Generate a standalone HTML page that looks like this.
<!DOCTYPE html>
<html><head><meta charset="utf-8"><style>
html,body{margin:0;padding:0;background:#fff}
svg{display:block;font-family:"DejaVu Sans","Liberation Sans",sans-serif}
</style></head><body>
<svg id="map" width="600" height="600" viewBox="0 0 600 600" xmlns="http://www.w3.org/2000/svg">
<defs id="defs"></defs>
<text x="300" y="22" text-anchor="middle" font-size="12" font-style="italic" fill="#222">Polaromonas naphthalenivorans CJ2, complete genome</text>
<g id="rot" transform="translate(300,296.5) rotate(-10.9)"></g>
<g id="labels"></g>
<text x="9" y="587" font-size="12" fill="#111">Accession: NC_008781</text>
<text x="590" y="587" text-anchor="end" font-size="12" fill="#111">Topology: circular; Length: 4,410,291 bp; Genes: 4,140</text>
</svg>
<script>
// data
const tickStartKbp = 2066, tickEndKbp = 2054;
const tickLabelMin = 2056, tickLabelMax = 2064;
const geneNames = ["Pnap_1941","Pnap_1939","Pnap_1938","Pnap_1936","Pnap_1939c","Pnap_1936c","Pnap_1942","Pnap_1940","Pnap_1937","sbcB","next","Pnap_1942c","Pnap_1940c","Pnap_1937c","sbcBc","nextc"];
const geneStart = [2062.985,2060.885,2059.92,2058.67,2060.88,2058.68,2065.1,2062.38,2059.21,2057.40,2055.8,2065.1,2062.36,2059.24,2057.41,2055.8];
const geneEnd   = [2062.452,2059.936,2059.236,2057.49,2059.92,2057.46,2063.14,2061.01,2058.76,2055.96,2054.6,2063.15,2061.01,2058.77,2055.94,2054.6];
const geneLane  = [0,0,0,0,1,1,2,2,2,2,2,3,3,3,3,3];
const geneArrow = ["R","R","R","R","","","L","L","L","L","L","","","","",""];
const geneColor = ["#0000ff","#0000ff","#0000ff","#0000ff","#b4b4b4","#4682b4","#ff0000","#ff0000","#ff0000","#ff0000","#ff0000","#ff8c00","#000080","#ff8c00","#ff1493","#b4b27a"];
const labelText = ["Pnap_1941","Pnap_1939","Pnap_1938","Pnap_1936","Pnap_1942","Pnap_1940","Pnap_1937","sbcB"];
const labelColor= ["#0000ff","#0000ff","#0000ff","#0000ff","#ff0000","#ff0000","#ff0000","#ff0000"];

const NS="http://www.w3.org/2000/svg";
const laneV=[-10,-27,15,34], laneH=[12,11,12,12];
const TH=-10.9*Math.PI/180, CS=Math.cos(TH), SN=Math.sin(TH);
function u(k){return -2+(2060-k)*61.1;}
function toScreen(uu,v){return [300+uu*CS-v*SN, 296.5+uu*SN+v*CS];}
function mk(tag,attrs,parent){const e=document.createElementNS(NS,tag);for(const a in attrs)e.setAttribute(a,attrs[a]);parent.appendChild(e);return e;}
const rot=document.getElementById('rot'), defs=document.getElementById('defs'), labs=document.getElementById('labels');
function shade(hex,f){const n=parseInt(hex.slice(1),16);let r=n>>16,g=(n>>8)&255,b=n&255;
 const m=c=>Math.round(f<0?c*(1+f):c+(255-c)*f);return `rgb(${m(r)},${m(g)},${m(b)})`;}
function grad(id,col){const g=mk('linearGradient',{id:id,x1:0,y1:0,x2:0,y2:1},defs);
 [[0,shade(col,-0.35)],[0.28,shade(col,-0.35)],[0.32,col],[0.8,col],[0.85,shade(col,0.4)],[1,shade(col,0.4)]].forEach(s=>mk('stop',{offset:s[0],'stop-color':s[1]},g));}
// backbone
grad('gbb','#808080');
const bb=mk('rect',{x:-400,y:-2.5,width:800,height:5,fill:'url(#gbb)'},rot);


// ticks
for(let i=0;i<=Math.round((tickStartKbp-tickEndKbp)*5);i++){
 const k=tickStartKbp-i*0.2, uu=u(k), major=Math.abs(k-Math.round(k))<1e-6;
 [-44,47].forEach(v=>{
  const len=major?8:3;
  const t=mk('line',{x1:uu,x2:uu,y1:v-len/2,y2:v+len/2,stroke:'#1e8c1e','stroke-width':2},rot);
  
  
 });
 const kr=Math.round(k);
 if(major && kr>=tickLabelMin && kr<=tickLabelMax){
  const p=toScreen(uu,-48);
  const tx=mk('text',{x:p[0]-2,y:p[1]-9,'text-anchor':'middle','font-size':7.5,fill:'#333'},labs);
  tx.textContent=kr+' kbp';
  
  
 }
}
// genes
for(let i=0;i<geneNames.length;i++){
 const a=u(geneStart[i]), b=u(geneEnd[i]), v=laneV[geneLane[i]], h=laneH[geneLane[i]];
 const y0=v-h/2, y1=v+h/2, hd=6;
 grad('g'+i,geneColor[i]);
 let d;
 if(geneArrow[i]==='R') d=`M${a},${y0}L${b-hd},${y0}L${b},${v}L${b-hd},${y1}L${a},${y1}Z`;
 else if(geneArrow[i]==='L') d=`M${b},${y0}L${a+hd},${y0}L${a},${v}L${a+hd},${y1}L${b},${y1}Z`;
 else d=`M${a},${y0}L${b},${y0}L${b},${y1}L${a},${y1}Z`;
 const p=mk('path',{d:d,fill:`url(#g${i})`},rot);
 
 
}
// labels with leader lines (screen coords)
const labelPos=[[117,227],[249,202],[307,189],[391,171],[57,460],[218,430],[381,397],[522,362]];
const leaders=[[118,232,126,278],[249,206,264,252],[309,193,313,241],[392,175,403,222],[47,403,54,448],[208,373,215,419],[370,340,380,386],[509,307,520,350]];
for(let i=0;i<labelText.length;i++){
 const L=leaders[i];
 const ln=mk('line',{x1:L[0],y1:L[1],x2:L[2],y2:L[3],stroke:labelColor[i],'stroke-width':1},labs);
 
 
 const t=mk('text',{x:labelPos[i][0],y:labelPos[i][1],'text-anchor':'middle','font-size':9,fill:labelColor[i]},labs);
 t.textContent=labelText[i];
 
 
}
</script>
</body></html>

◇ ◇ ◇ ◇ ◇

THE TASK. Transcribe the whole listing exactly.

RESPONSE TO THE TASK.
Generate a standalone HTML page that looks like this.
<!DOCTYPE html>
<html><head><meta charset="utf-8"><style>
html,body{margin:0;padding:0;background:#fff}
svg{display:block;font-family:"DejaVu Sans","Liberation Sans",sans-serif}
</style></head><body>
<svg id="map" width="600" height="600" viewBox="0 0 600 600" xmlns="http://www.w3.org/2000/svg">
<defs id="defs"></defs>
<text x="300" y="22" text-anchor="middle" font-size="12" font-style="italic" fill="#222">Polaromonas naphthalenivorans CJ2, complete genome</text>
<g id="rot" transform="translate(300,296.5) rotate(-10.9)"></g>
<g id="labels"></g>
<text x="9" y="587" font-size="12" fill="#111">Accession: NC_008781</text>
<text x="590" y="587" text-anchor="end" font-size="12" fill="#111">Topology: circular; Length: 4,410,291 bp; Genes: 4,140</text>
</svg>
<script>
// data
const tickStartKbp = 2066, tickEndKbp = 2054;
const tickLabelMin = 2056, tickLabelMax = 2064;
const geneNames = ["Pnap_1941","Pnap_1939","Pnap_1938","Pnap_1936","Pnap_1939c","Pnap_1936c","Pnap_1942","Pnap_1940","Pnap_1937","sbcB","next","Pnap_1942c","Pnap_1940c","Pnap_1937c","sbcBc","nextc"];
const geneStart = [2062.985,2060.885,2059.92,2058.67,2060.88,2058.68,2065.1,2062.38,2059.21,2057.40,2055.8,2065.1,2062.36,2059.24,2057.41,2055.8];
const geneEnd   = [2062.452,2059.936,2059.236,2057.49,2059.92,2057.46,2063.14,2061.01,2058.76,2055.96,2054.6,2063.15,2061.01,2058.77,2055.94,2054.6];
const geneLane  = [0,0,0,0,1,1,2,2,2,2,2,3,3,3,3,3];
const geneArrow = ["R","R","R","R","","","L","L","L","L","L","","","","",""];
const geneColor = ["#0000ff","#0000ff","#0000ff","#0000ff","#b4b4b4","#4682b4","#ff0000","#ff0000","#ff0000","#ff0000","#ff0000","#ff8c00","#000080","#ff8c00","#ff1493","#b4b27a"];
const labelText = ["Pnap_1941","Pnap_1939","Pnap_1938","Pnap_1936","Pnap_1942","Pnap_1940","Pnap_1937","sbcB"];
const labelColor= ["#0000ff","#0000ff","#0000ff","#0000ff","#ff0000","#ff0000","#ff0000","#ff0000"];

const NS="http://www.w3.org/2000/svg";
const laneV=[-10,-27,15,34], laneH=[12,11,12,12];
const TH=-10.9*Math.PI/180, CS=Math.cos(TH), SN=Math.sin(TH);
function u(k){return -2+(2060-k)*61.1;}
function toScreen(uu,v){return [300+uu*CS-v*SN, 296.5+uu*SN+v*CS];}
function mk(tag,attrs,parent){const e=document.createElementNS(NS,tag);for(const a in attrs)e.setAttribute(a,attrs[a]);parent.appendChild(e);return e;}
const rot=document.getElementById('rot'), defs=document.getElementById('defs'), labs=document.getElementById('labels');
function shade(hex,f){const n=parseInt(hex.slice(1),16);let r=n>>16,g=(n>>8)&255,b=n&255;
 const m=c=>Math.round(f<0?c*(1+f):c+(255-c)*f);return `rgb(${m(r)},${m(g)},${m(b)})`;}
function grad(id,col){const g=mk('linearGradient',{id:id,x1:0,y1:0,x2:0,y2:1},defs);
 [[0,shade(col,-0.35)],[0.28,shade(col,-0.35)],[0.32,col],[0.8,col],[0.85,shade(col,0.4)],[1,shade(col,0.4)]].forEach(s=>mk('stop',{offset:s[0],'stop-color':s[1]},g));}
// backbone
grad('gbb','#808080');
const bb=mk('rect',{x:-400,y:-2.5,width:800,height:5,fill:'url(#gbb)'},rot);


// ticks
for(let i=0;i<=Math.round((tickStartKbp-tickEndKbp)*5);i++){
 const k=tickStartKbp-i*0.2, uu=u(k), major=Math.abs(k-Math.round(k))<1e-6;
 [-44,47].forEach(v=>{
  const len=major?8:3;
  const t=mk('line',{x1:uu,x2:uu,y1:v-len/2,y2:v+len/2,stroke:'#1e8c1e','stroke-width':2},rot);
  
  
 });
 const kr=Math.round(k);
 if(major && kr>=tickLabelMin && kr<=tickLabelMax){
  const p=toScreen(uu,-48);
  const tx=mk('text',{x:p[0]-2,y:p[1]-9,'text-anchor':'middle','font-size':7.5,fill:'#333'},labs);
  tx.textContent=kr+' kbp';
  
  
 }
}
// genes
for(let i=0;i<geneNames.length;i++){
 const a=u(geneStart[i]), b=u(geneEnd[i]), v=laneV[geneLane[i]], h=laneH[geneLane[i]];
 const y0=v-h/2, y1=v+h/2, hd=6;
 grad('g'+i,geneColor[i]);
 let d;
 if(geneArrow[i]==='R') d=`M${a},${y0}L${b-hd},${y0}L${b},${v}L${b-hd},${y1}L${a},${y1}Z`;
 else if(geneArrow[i]==='L') d=`M${b},${y0}L${a+hd},${y0}L${a},${v}L${a+hd},${y1}L${b},${y1}Z`;
 else d=`M${a},${y0}L${b},${y0}L${b},${y1}L${a},${y1}Z`;
 const p=mk('path',{d:d,fill:`url(#g${i})`},rot);
 
 
}
// labels with leader lines (screen coords)
const labelPos=[[117,227],[249,202],[307,189],[391,171],[57,460],[218,430],[381,397],[522,362]];
const leaders=[[118,232,126,278],[249,206,264,252],[309,193,313,241],[392,175,403,222],[47,403,54,448],[208,373,215,419],[370,340,380,386],[509,307,520,350]];
for(let i=0;i<labelText.length;i++){
 const L=leaders[i];
 const ln=mk('line',{x1:L[0],y1:L[1],x2:L[2],y2:L[3],stroke:labelColor[i],'stroke-width':1},labs);
 
 
 const t=mk('text',{x:labelPos[i][0],y:labelPos[i][1],'text-anchor':'middle','font-size':9,fill:labelColor[i]},labs);
 t.textContent=labelText[i];
 
 
}
</script>
</body></html>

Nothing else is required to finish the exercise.